Condenado por não chorar

Um homicídio, um julgamento e uma condenação. Parece simples e justo. Nunca saberemos se assim é, e Camus não responde. Bem-vindos ao absurdo da existência humana, deixem as certezas aí fora, podem recolhê-las mais tarde. Se ainda as quiserem.

Por Rita Pimenta

MHá três mortes neste segundo romance de Albert Camus, uma natural e duas não. Numa mata-se com a pistola, noutra com a guilhotina. Crime, só a do revólver. É Mersault, o protagonista de "O Estrangeiro", que dispara sobre um árabe, na praia, num dia de muito sol. Também ele há-de morrer, por execução. Antes de tudo isto, assiste ao funeral da mãe. Sem chorar.

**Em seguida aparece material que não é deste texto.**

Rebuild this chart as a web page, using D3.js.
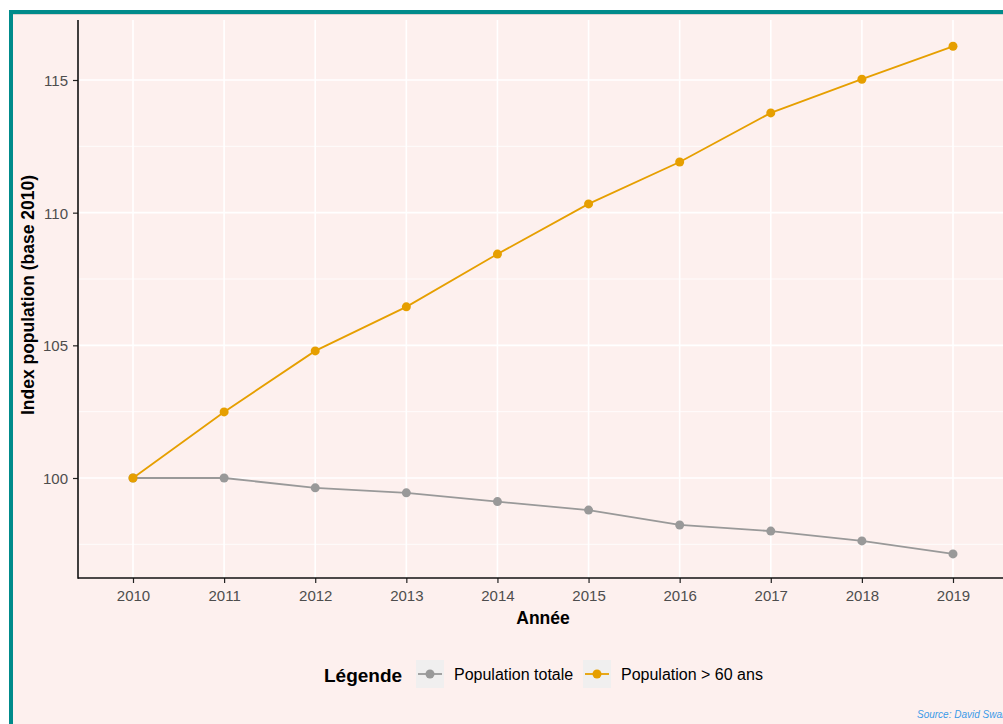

Com este enredo, Camus põe a verdade, a justiça e a culpa a andar às voltas na cabeça de Mersault. E na nossa.

Um escriturário de Argel recebe a notícia da morte da mãe, que residia num asilo a alguns quilómetros da cidade, desloca-se até lá para o velório e funeral. Bebe um café e fuma um cigarro durante a vigília, chega a adormecer. No regresso a casa, sente alívio por aquilo ter terminado. Horas depois, vai à praia e mergulha, vê um filme cómico e faz amor com a namorada. "Pensei que passara mais um domingo, que a mãe já fora a enterrar, que ia regressar ao meu trabalho e que, no fim de contas, continuava tudo na mesma", reflecte Mersault.

Se estas serão as atitudes certas de quem acaba de se despedir da mãe, eis o tipo de problema que se não lhe põe. E o leitor, meio desconcertado porque cheio de ideias feitas, também não o condena. Ainda.

É esta a mestria de Albert Camus, cola-nos à personagem e somos conquistados até pela sua indiferença e indolência perante o mundo e os outros. "Maria veio buscar-me à noite e perguntou-me se eu queria casar com ela. Respondi que tanto me fazia, mas que, se ela de facto queria casar, estava bem. Respondi, como aliás já respondera uma vez, que isso nada queria dizer, mas que talvez a não amasse".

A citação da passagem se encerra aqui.